U.S. Secret Service and Colombian DIJIN agents determined that the plant in Bogotá contained dies used to make the "Golden Dollar," the U.S. $1 Sacagawea coin, as well as Colombian, Brazilian, Venezuelan, Peruvian and Ecuadorian coins.

The coins were intended for distribution in Ecuador, which uses the U.S. dollar as its official currency.

"This unique seizure is an indication of the strong working relationships that the Secret Service has developed with the Colombian National Police," said U.S. Secret Service Director Brian L. Stafford. 

Since 1999, joint anti-counterfeiting operations with Colombian authorities have resulted in the seizure of more than $91 million in counterfeit U.S. dollars, the suppression of more than 25 counterfeit manufacturing plants and the arrest of more than 100 counterfeiters." In addition to the coins, agents also found the machine used to make the coin dies.

An individual believed to be the primary manufacturer has been identified, and is being sought by agents and the Colombian authorities. This is only the second U.S. dollar coin plant ever identified and suppressed by the Secret Service in Colombia. The first coin plant was suppressed in Colombia in July 2002, and was also producing coins intended for distribution in Ecuador.

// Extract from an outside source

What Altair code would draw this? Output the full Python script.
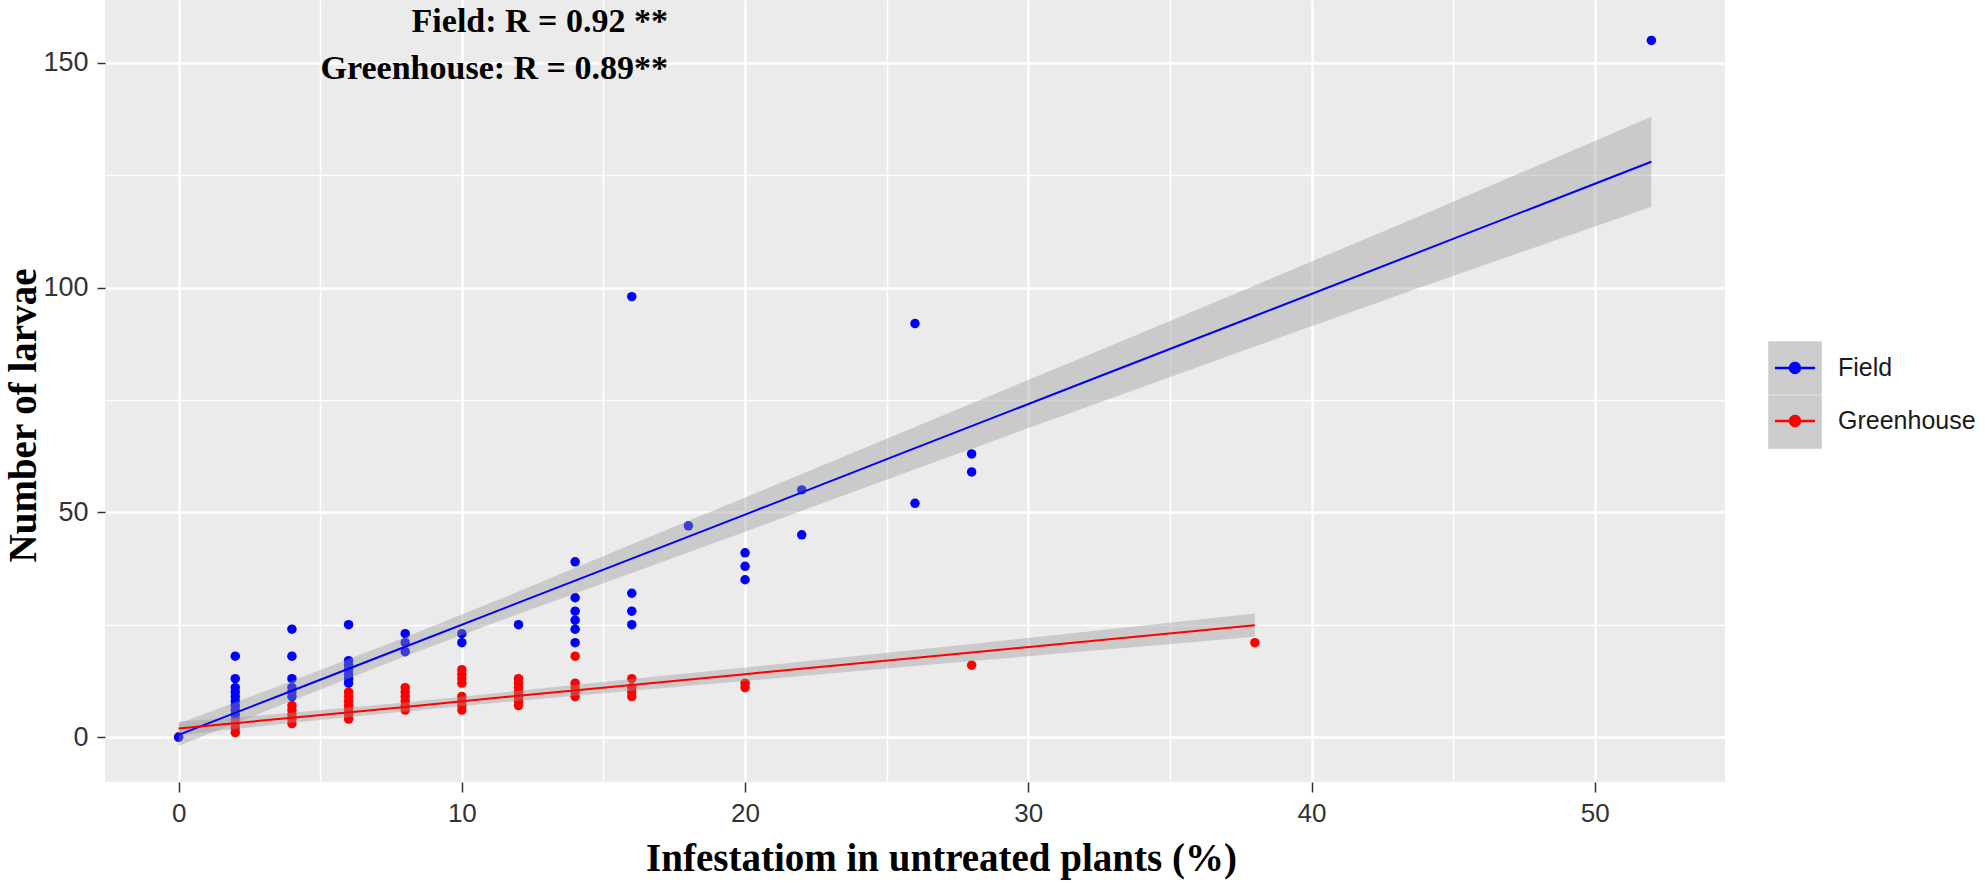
import altair as alt
import pandas as pd

series_names = ["Field", "Greenhouse"]
series_colors = ["#0000FF", "#FF0000"]
band_keys = ["Field band", "Greenhouse band"]

field_x = [0,
           2, 2, 2, 2, 2, 2, 2, 2, 2,
           4, 4, 4, 4, 4, 4,
           6, 6, 6, 6, 6, 6, 6,
           8, 8, 8,
           10, 10,
           12,
           14, 14, 14, 14, 14, 14,
           16, 16, 16, 16,
           18,
           20, 20, 20,
           22, 22,
           26, 26,
           28, 28,
           52]
field_y = [0,
           18, 13, 11, 10, 9, 8, 7, 6, 5,
           24, 18, 13, 11, 10, 9,
           25, 17, 16, 15, 14, 13, 12,
           23, 21, 19,
           23, 21,
           25,
           39, 31, 28, 26, 24, 21,
           98, 32, 28, 25,
           47,
           41, 38, 35,
           55, 45,
           92, 52,
           63, 59,
           155]

gh_x = [0,
        2, 2, 2, 2,
        4, 4, 4, 4, 4,
        6, 6, 6, 6, 6, 6, 6,
        8, 8, 8, 8, 8, 8,
        10, 10, 10, 10, 10, 10, 10, 10,
        12, 12, 12, 12, 12, 12, 12,
        14, 14, 14, 14, 14,
        16, 16, 16, 16,
        20, 20,
        28,
        38]
gh_y = [0,
        4, 3, 2, 1,
        7, 6, 5, 4, 3,
        10, 9, 8, 7, 6, 5, 4,
        11, 10, 9, 8, 7, 6,
        15, 14, 13, 12, 9, 8, 7, 6,
        13, 12, 11, 10, 9, 8, 7,
        18, 12, 11, 10, 9,
        13, 11, 10, 9,
        12, 11,
        16,
        21]

# Fitted lines and confidence bands
field_fit_x = [0, 4, 8, 12, 16, 20, 26, 32, 38, 44, 52]
field_fit = [0.5, 10.3, 20.1, 29.9, 39.7, 49.5, 64.3, 79.0, 93.7, 108.4, 128.0]
field_lo = [-2.0, 8.1, 18.0, 27.4, 36.5, 45.7, 59.6, 73.3, 86.9, 100.4, 118.0]
field_hi = [3.0, 12.5, 22.2, 32.4, 42.9, 53.3, 69.0, 84.7, 100.5, 116.4, 138.0]

gh_fit_x = [0, 4, 8, 12, 16, 20, 28, 38]
gh_fit = [1.9, 4.3, 6.7, 9.2, 11.6, 14.0, 18.8, 24.9]
gh_lo = [0.4, 3.2, 5.7, 8.1, 10.3, 12.5, 16.9, 22.3]
gh_hi = [3.4, 5.4, 7.7, 10.3, 12.9, 15.5, 20.7, 27.5]

grid_x = [0, 5, 10, 15, 20, 25, 30, 35, 40, 45, 50]
grid_y = [0, 25, 50, 75, 100, 125, 150]

annot_lines = ["Field: R = 0.92 **", "Greenhouse: R = 0.89**"]

pts = pd.concat([
    pd.DataFrame({"series": "Greenhouse", "x": gh_x, "y": gh_y}),
    pd.DataFrame({"series": "Field", "x": field_x, "y": field_y}),
], ignore_index=True)

band = pd.concat([
    pd.DataFrame({"series": "Field", "key": band_keys[0], "x": field_fit_x,
                  "fit": field_fit, "lo": field_lo, "hi": field_hi}),
    pd.DataFrame({"series": "Greenhouse", "key": band_keys[1], "x": gh_fit_x,
                  "fit": gh_fit, "lo": gh_lo, "hi": gh_hi}),
], ignore_index=True)

xscale = alt.Scale(domain=[-2.6, 54.6], nice=False, zero=False)
yscale = alt.Scale(domain=[-10, 164], nice=False, zero=False)

tick_font = "Liberation Sans"
title_font = "Liberation Serif"

xaxis = alt.Axis(
    values=grid_x, grid=True, gridColor="white",
    gridWidth={"condition": {"test": "datum.value % 10 === 0", "value": 2.4}, "value": 1.5},
    domain=False, ticks=True, tickSize=10, tickWidth=1.5,
    tickColor={"condition": {"test": "datum.value % 10 === 0", "value": "#333333"}, "value": "transparent"},
    labelExpr="datum.value % 10 === 0 ? datum.label : ''",
    labelFont=tick_font, labelFontSize=26, labelColor="#333333", labelPadding=8,
    labelOverlap=False, labelFlush=False,
    title="Infestatiom in untreated plants (%)", titleFont=title_font, titleFontWeight="bold",
    titleFontSize=39, titleColor="black", titleX=836, titleY=76,
    titleAlign="center", titleBaseline="middle",
)
yaxis = alt.Axis(
    values=grid_y, grid=True, gridColor="white",
    gridWidth={"condition": {"test": "datum.value % 50 === 0", "value": 2.4}, "value": 1.5},
    domain=False, ticks=True, tickSize=8, tickWidth=1.5,
    tickColor={"condition": {"test": "datum.value % 50 === 0", "value": "#333333"}, "value": "transparent"},
    labelExpr="datum.value % 50 === 0 ? datum.label : ''",
    labelFont=tick_font, labelFontSize=27, labelColor="#333333", labelPadding=9,
    labelOverlap=False, labelFlush=False,
    title="Number of larvae", titleFont=title_font, titleFontWeight="bold",
    titleFontSize=39, titleColor="black", titleAngle=270, titleX=-82, titleY=415,
    titleAlign="center", titleBaseline="middle",
)

KEY_PATH = ("M-0.75,-0.05L0.75,-0.05L0.75,0.05L-0.75,0.05Z "
            "M0.23,0A0.23,0.23 0 1,1 -0.23,0A0.23,0.23 0 1,1 0.23,0Z")

points = alt.Chart(pts).mark_circle(size=90, opacity=1).encode(
    x=alt.X("x:Q", scale=xscale, axis=xaxis),
    y=alt.Y("y:Q", scale=yscale, axis=yaxis),
    color=alt.Color("series:N", scale=alt.Scale(domain=series_names, range=series_colors),
                    legend=alt.Legend(title=None, orient="none", legendX=1663, legendY=341,
                                      symbolType=KEY_PATH, symbolSize=2862, symbolStrokeWidth=0,
                                      labelFont=tick_font, labelFontSize=25, labelColor="#1a1a1a",
                                      labelOffset=16, rowPadding=13, padding=0, zindex=1)),
)

ribbon = alt.Chart(band).mark_area(opacity=0.4).encode(
    x=alt.X("x:Q", scale=xscale),
    y=alt.Y("lo:Q", scale=yscale),
    y2="hi:Q",
    fill=alt.Fill("key:N", scale=alt.Scale(domain=band_keys, range=["#999999", "#999999"]),
                  legend=alt.Legend(title=None, orient="none", legendX=1663, legendY=341,
                                    symbolType="square", symbolSize=2862, symbolOpacity=0.5,
                                    symbolStrokeWidth=0, labelExpr="''", rowPadding=0,
                                    padding=0, zindex=0)),
)

lines = alt.Chart(band).mark_line(strokeWidth=2).encode(
    x=alt.X("x:Q", scale=xscale),
    y=alt.Y("fit:Q", scale=yscale),
    stroke=alt.Stroke("series:N", scale=alt.Scale(domain=series_names, range=series_colors),
                      legend=None),
)

txt_kwargs = dict(font=title_font, fontWeight="bold", fontSize=34, color="black",
                  align="right", baseline="alphabetic")
t1 = alt.Chart(alt.Data(values=[{}])).mark_text(text=annot_lines[0], **txt_kwargs).encode(
    x=alt.value(563), y=alt.value(32))
t2 = alt.Chart(alt.Data(values=[{}])).mark_text(text=annot_lines[1], **txt_kwargs).encode(
    x=alt.value(563), y=alt.value(79))

chart = alt.layer(points, ribbon, lines, t1, t2).properties(
    width=1620, height=782,
    autosize=alt.AutoSizeParams(type="none"),
    padding={"left": 105, "top": 0, "right": 260, "bottom": 101},
).configure(
    background="white",
    view=alt.ViewConfig(fill="#EBEBEB", strokeWidth=0),
)

chart.save("out.html", embed_options={"renderer": "svg", "actions": False})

The Secret Service opened a resident office in Bogota in 1996. As countries throughout South and Central America "dollarize" -- adopt U.S. currency as their own national currency -- the office expanded its staff and increased its work with Colombian authorities. The U.S. Secret Service was created in 1865 with the sole purpose of suppressing counterfeit currency.

While the agency's responsibilities have expanded to include presidential protection, its investigative mission still focuses on protecting the infrastructure of the nation's financial systems.